Mistake: About those Push-Ups. Are your hips engaged?

"The biggest form fail I see is sagging through the core and lower back in basic exercises like Planks or Push-ups," says Mike Robertson, President of Robertson Training Systems and the co-owner of Indianapolis Fitness and Sports Training. "This is often indicative of someone who uses their lower back muscles instead of their core and abdominal muscles."

Alan Stein, owner of Stronger Team and the head strength and conditioning coach for the nationally renowned DeMatha Catholic High School boy's basketball program, agrees. He often sees this problem among the athletes he trains, and he works to address it. "Letting your hips drop during Push-Ups is a sign of poor core stabilization, which is particularly problematic for basketball players, because they are tall and slender," Stein says.

The Fix: Robertson recommends getting into a Push-Up position with a PVC pipe along your spine, touching the back of your head, upper back and butt. From this position, exhale hard to turn on your abs. Hold for 60 seconds, making sure your posterior chain stays in contact with the pipe. Progress to doing Push-Ups as you get stronger, and aim to perform 10 high-quality reps. Stein, meanwhile, recommends athletes try the yoga series in this video:

Mistake: Your Squats aren't low enough

Lee Boyce, owner of Lee Boyce Training, thinks it's great if someone is doing Squats at all, but they limit their gains if they don't squat low enough. "Partial ranges of motion will only load certain muscles and neglect others," Boyce says. "As a result, you'll have imbalances and strength deficiencies." Athletes should lower until their thighs are parallel with the ground on every rep. If you can't reach this depth when lifting weight, it's too heavy.

The Fix: Regularly foam roll before and after your workouts to break up mobility-reducing knots in your muscles, and also make a commitment to performing a quality dynamic warm-up before each training session. You can practice full range of motion Squats using your body weight.

Mistake: The Kettlebell Swing shouldn't be an arm exercise

An athlete who tries Kettlebell Swings and hasn't received proper instruction typically will swing the bell with his arms," says Rob DeCillis, who co-owns Training for Warriors Long Island (Bellmore, N.Y.). "The Swing is a hip-powered movement, not an upper-body exercise."
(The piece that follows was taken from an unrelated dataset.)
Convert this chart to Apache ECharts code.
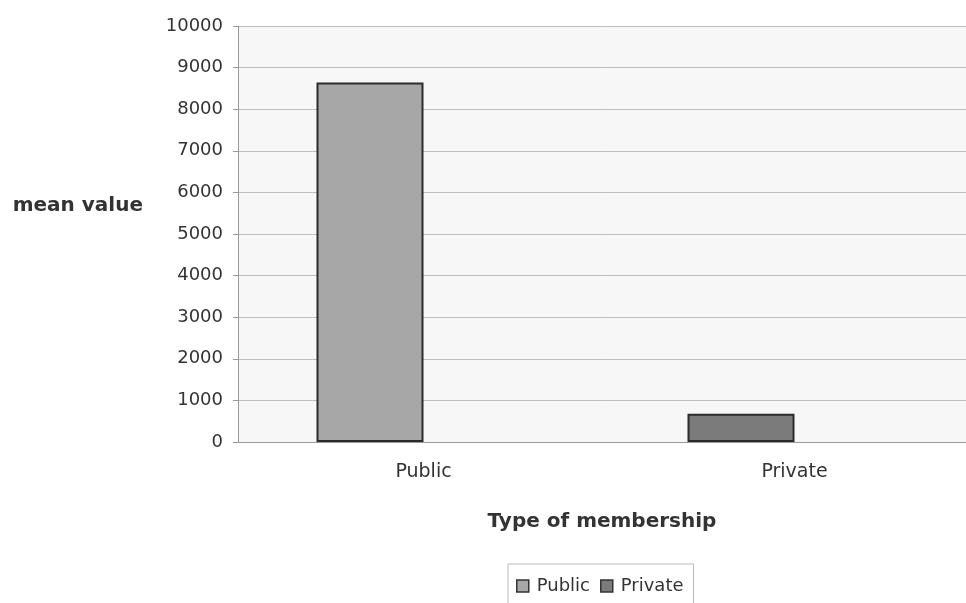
<!DOCTYPE html>
<html>
<head>
<meta charset="utf-8">
<script src="https://cdn.jsdelivr.net/npm/echarts@6/dist/echarts.min.js"></script>
<style>
  html, body { margin: 0; padding: 0; background: #fff; }
  #chart { width: 966px; height: 603px; }
</style>
</head>
<body>
<div id="chart"></div>
<script>
const categories = ["Public", "Private"];
const publicValues = [8640, "-"];
const privateValues = ["-", 680];
const yTicks = { min: 0, max: 10000, interval: 1000 };

const chart = echarts.init(document.getElementById("chart"));

const barStyle = (color) => ({
  color: color,
  borderColor: "#2b2b2b",
  borderWidth: 2,
});

chart.setOption({
  backgroundColor: "#fff",
  textStyle: { fontFamily: "DejaVu Sans, sans-serif" },
  grid: {
    left: 238,
    right: -14,
    top: 26,
    bottom: 161,
    outerBoundsMode: "none",
    containLabel: false,
    show: true,
    backgroundColor: "#f7f7f7",
    borderWidth: 0,
  },
  legend: {
    data: [
      { name: "Public", itemStyle: { borderColor: "#333", borderWidth: 1.5 } },
      { name: "Private", itemStyle: { borderColor: "#333", borderWidth: 1.5 } },
    ],
    icon: "rect",
    left: 508,
    top: 564,
    padding: [13, 10, 20, 8],
    itemGap: 10,
    itemWidth: 12,
    itemHeight: 12,
    borderColor: "#bbb",
    borderWidth: 1,
    borderRadius: 0,
    textStyle: { fontSize: 18, color: "#333", padding: [0, 0, 0, 3] },
  },
  xAxis: {
    type: "category",
    data: categories,
    name: "Type of membership",
    nameLocation: "middle",
    nameGap: 70,
    nameTextStyle: { fontSize: 20, fontWeight: "bold", color: "#333", padding: [0, 14, 0, 0] },
    axisLine: { lineStyle: { color: "#999" } },
    axisTick: { show: false },
    axisLabel: { fontSize: 19, color: "#333", margin: 21 },
  },
  yAxis: {
    type: "value",
    min: yTicks.min,
    max: yTicks.max,
    interval: yTicks.interval,
    name: "mean value",
    nameLocation: "middle",
    nameRotate: 0,
    nameGap: 95,
    nameTextStyle: {
      fontSize: 20,
      fontWeight: "bold",
      color: "#333",
      verticalAlign: "bottom",
      padding: [0, 0, 18, 0],
    },
    axisLine: { show: true, lineStyle: { color: "#999" } },
    axisTick: { show: true, length: 5, lineStyle: { color: "#999" } },
    axisLabel: { fontSize: 18, color: "#333", margin: 15, formatter: (v) => String(v) },
    splitLine: { lineStyle: { color: "#bdbdbd", width: 1 } },
  },
  series: [
    {
      name: "Public",
      type: "bar",
      stack: "m",
      data: publicValues,
      barWidth: 107,
      barGap: "0%",
      itemStyle: barStyle("#a7a7a7"),
    },
    {
      name: "Private",
      type: "bar",
      stack: "m",
      data: privateValues,
      barWidth: 107,
      itemStyle: barStyle("#7b7b7b"),
    },
    {
      name: "spacer",
      type: "bar",
      data: ["-", "-"],
      barWidth: 107,
    },
  ],
});
</script>
</body>
</html>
The Fix: Hold a kettlebell behind your head and perform a Good Morning, focusing on hinging at your hips and engaging your glutes. Keep your chest up and perform slow, controlled reps. (Don't exceed 10 reps per set.) Once you've mastered the motion, progress to Swings.

Mistake: You're giving yourself a thumbs down

A common mistake I see is athletes rotating their arms inward on the downswing of kettlebell exercises. Their thumbs wind up almost pointing toward the floor as the weight passes through their legs," says Michael Skogg, creator of the SKOGG System. "The shoulder will also drop, which forces the hip to do the same." After enough weight or repetitions, this will torque your back and cause soreness in your shoulders.

The Fix: Keep your shoulders and hips square, and don't allow your thumb to rotate down during your swings. The goal is to keep your hand level, with the palm of your hand facing backwards.

Mistake: You're not "bringing it"

"When you ask a pitcher to throw a fastball, they will put a lot of force behind it. But when you put them in the weight room and have them do a med ball rotational movement, their intensity usually isn't nearly as high," says Miguel Aragoncillo, a strength coach based out of New Jersey. "Many athletes simply don't know how to go hard, because there's no competition or outcome that hinges on each rep."

The Fix: "Envision you are in a game situation when lifting. I tell my baseball players to imagine throwing a fastball when performing med ball exercises," he says. "Or, I tell my football players to image as if they are driving an opponent away from them on the Bench Press."